- **What needs to be done**
Quote the listing below in its entirety, omitting every image.

- **Source material**

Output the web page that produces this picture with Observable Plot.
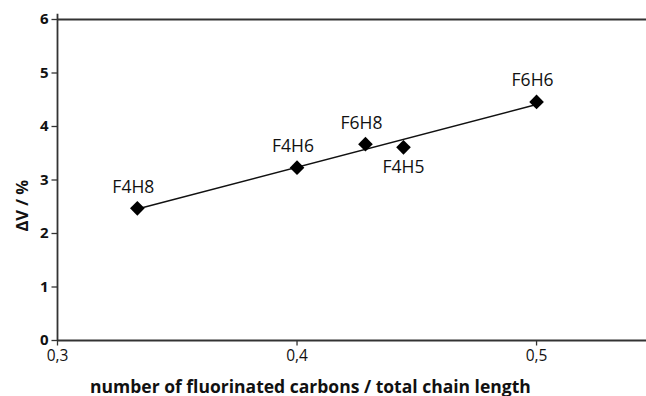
<!DOCTYPE html>
<html>
<head>
<meta charset="utf-8">
<script src="https://cdn.jsdelivr.net/npm/d3@7"></script>
<script src="https://cdn.jsdelivr.net/npm/@observablehq/plot@0.6"></script>
<style>
  html, body { margin: 0; padding: 0; background: #fff; }
  #chart svg { display: block; }
</style>
</head>
<body>
<div id="chart"></div>
<script>
const names = ["F4H8", "F4H6", "F6H8", "F4H5", "F6H6"];
const ratio = [4/12, 4/10, 6/14, 4/9, 6/12];
const deltaV = [2.47, 3.23, 3.67, 3.61, 4.46];
const labelBelow = [false, false, false, true, false];
const xTicks = [0.3, 0.4, 0.5];
const yTicks = [0, 1, 2, 3, 4, 5, 6];
const xTitle = "number of fluorinated carbons / total chain length";
const yTitle = "ΔV / %";

const data = names.map((n, i) => ({name: n, x: ratio[i], y: deltaV[i], below: labelBelow[i]}));
const fmt = d => String(d).replace(".", ",");
const yLab = yTicks.map(v => ({x: 0.3, y: v, t: fmt(v)}));
const xLab = xTicks.map(v => ({x: v, y: 0, t: fmt(v)}));
const titleX = [{x: 0.4056, y: 0, t: xTitle}];
const titleY = [{x: 0.2854, y: 2.52, t: yTitle}];

const tickLeft = {draw(ctx) { ctx.moveTo(0, 0); ctx.lineTo(-6, 0); }};
const tickDown = {draw(ctx) { ctx.moveTo(0, 0); ctx.lineTo(0, 5); }};

const chart = Plot.plot({
  width: 646,
  height: 396,
  marginLeft: 57,
  marginRight: 0,
  marginTop: 19,
  marginBottom: 56,
  style: {fontFamily: "'Open Sans', sans-serif", fontSize: "15px", color: "#000", background: "#fff"},
  x: {domain: [0.3, 0.5459], axis: null},
  y: {domain: [0, 6], axis: null},
  marks: [
    Plot.ruleY([6], {stroke: "#333", strokeWidth: 1.8}),
    Plot.ruleX([0.3], {y1: 0, y2: 6.1, stroke: "#333", strokeWidth: 1.8}),
    Plot.ruleY([0], {stroke: "#333", strokeWidth: 1.8}),
    Plot.dot(yLab, {x: "x", y: "y", symbol: tickLeft, fill: "none", stroke: "#333", strokeWidth: 1.3}),
    Plot.dot(xLab, {x: "x", y: "y", symbol: tickDown, fill: "none", stroke: "#333", strokeWidth: 1.3}),
    Plot.text(yLab, {x: "x", y: "y", text: "t", dx: -9, textAnchor: "end", lineAnchor: "middle", fontSize: 15, fontWeight: "bold", fill: "#111"}),
    Plot.text(xLab, {x: "x", y: "y", text: "t", dy: 9, textAnchor: "middle", lineAnchor: "top", fontSize: 15.5, fill: "#111"}),
    Plot.linearRegressionY(data, {x: "x", y: "y", ci: 0, stroke: "#111", strokeWidth: 1.5}),
    Plot.dot(data, {x: "x", y: "y", symbol: "diamond2", r: 6.6, fill: "#000", stroke: "none"}),
    Plot.text(data.filter(d => !d.below), {x: "x", y: "y", text: "name", dy: -21, dx: -4, fontSize: 17.5, fill: "#111"}),
    Plot.text(data.filter(d => d.below), {x: "x", y: "y", text: "name", dy: 20, dx: 0, fontSize: 17.5, fill: "#111"}),
    Plot.text(titleX, {x: "x", y: "y", text: "t", dy: 52, lineAnchor: "bottom", textAnchor: "middle", fontSize: 17.5, fontWeight: "bold", fill: "#111", letterSpacing: -0.25}),
    Plot.text(titleY, {x: "x", y: "y", text: "t", rotate: -90, lineAnchor: "middle", textAnchor: "middle", fontSize: 16.5, fontWeight: "bold", fill: "#111"})
  ]
});
document.getElementById("chart").appendChild(chart);
</script>
</body>
</html>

- **Answer**
Output the web page that produces this picture with Observable Plot.
<!DOCTYPE html>
<html>
<head>
<meta charset="utf-8">
<script src="https://cdn.jsdelivr.net/npm/d3@7"></script>
<script src="https://cdn.jsdelivr.net/npm/@observablehq/plot@0.6"></script>
<style>
  html, body { margin: 0; padding: 0; background: #fff; }
  #chart svg { display: block; }
</style>
</head>
<body>
<div id="chart"></div>
<script>
const names = ["F4H8", "F4H6", "F6H8", "F4H5", "F6H6"];
const ratio = [4/12, 4/10, 6/14, 4/9, 6/12];
const deltaV = [2.47, 3.23, 3.67, 3.61, 4.46];
const labelBelow = [false, false, false, true, false];
const xTicks = [0.3, 0.4, 0.5];
const yTicks = [0, 1, 2, 3, 4, 5, 6];
const xTitle = "number of fluorinated carbons / total chain length";
const yTitle = "ΔV / %";

const data = names.map((n, i) => ({name: n, x: ratio[i], y: deltaV[i], below: labelBelow[i]}));
const fmt = d => String(d).replace(".", ",");
const yLab = yTicks.map(v => ({x: 0.3, y: v, t: fmt(v)}));
const xLab = xTicks.map(v => ({x: v, y: 0, t: fmt(v)}));
const titleX = [{x: 0.4056, y: 0, t: xTitle}];
const titleY = [{x: 0.2854, y: 2.52, t: yTitle}];

const tickLeft = {draw(ctx) { ctx.moveTo(0, 0); ctx.lineTo(-6, 0); }};
const tickDown = {draw(ctx) { ctx.moveTo(0, 0); ctx.lineTo(0, 5); }};

const chart = Plot.plot({
  width: 646,
  height: 396,
  marginLeft: 57,
  marginRight: 0,
  marginTop: 19,
  marginBottom: 56,
  style: {fontFamily: "'Open Sans', sans-serif", fontSize: "15px", color: "#000", background: "#fff"},
  x: {domain: [0.3, 0.5459], axis: null},
  y: {domain: [0, 6], axis: null},
  marks: [
    Plot.ruleY([6], {stroke: "#333", strokeWidth: 1.8}),
    Plot.ruleX([0.3], {y1: 0, y2: 6.1, stroke: "#333", strokeWidth: 1.8}),
    Plot.ruleY([0], {stroke: "#333", strokeWidth: 1.8}),
    Plot.dot(yLab, {x: "x", y: "y", symbol: tickLeft, fill: "none", stroke: "#333", strokeWidth: 1.3}),
    Plot.dot(xLab, {x: "x", y: "y", symbol: tickDown, fill: "none", stroke: "#333", strokeWidth: 1.3}),
    Plot.text(yLab, {x: "x", y: "y", text: "t", dx: -9, textAnchor: "end", lineAnchor: "middle", fontSize: 15, fontWeight: "bold", fill: "#111"}),
    Plot.text(xLab, {x: "x", y: "y", text: "t", dy: 9, textAnchor: "middle", lineAnchor: "top", fontSize: 15.5, fill: "#111"}),
    Plot.linearRegressionY(data, {x: "x", y: "y", ci: 0, stroke: "#111", strokeWidth: 1.5}),
    Plot.dot(data, {x: "x", y: "y", symbol: "diamond2", r: 6.6, fill: "#000", stroke: "none"}),
    Plot.text(data.filter(d => !d.below), {x: "x", y: "y", text: "name", dy: -21, dx: -4, fontSize: 17.5, fill: "#111"}),
    Plot.text(data.filter(d => d.below), {x: "x", y: "y", text: "name", dy: 20, dx: 0, fontSize: 17.5, fill: "#111"}),
    Plot.text(titleX, {x: "x", y: "y", text: "t", dy: 52, lineAnchor: "bottom", textAnchor: "middle", fontSize: 17.5, fontWeight: "bold", fill: "#111", letterSpacing: -0.25}),
    Plot.text(titleY, {x: "x", y: "y", text: "t", rotate: -90, lineAnchor: "middle", textAnchor: "middle", fontSize: 16.5, fontWeight: "bold", fill: "#111"})
  ]
});
document.getElementById("chart").appendChild(chart);
</script>
</body>
</html>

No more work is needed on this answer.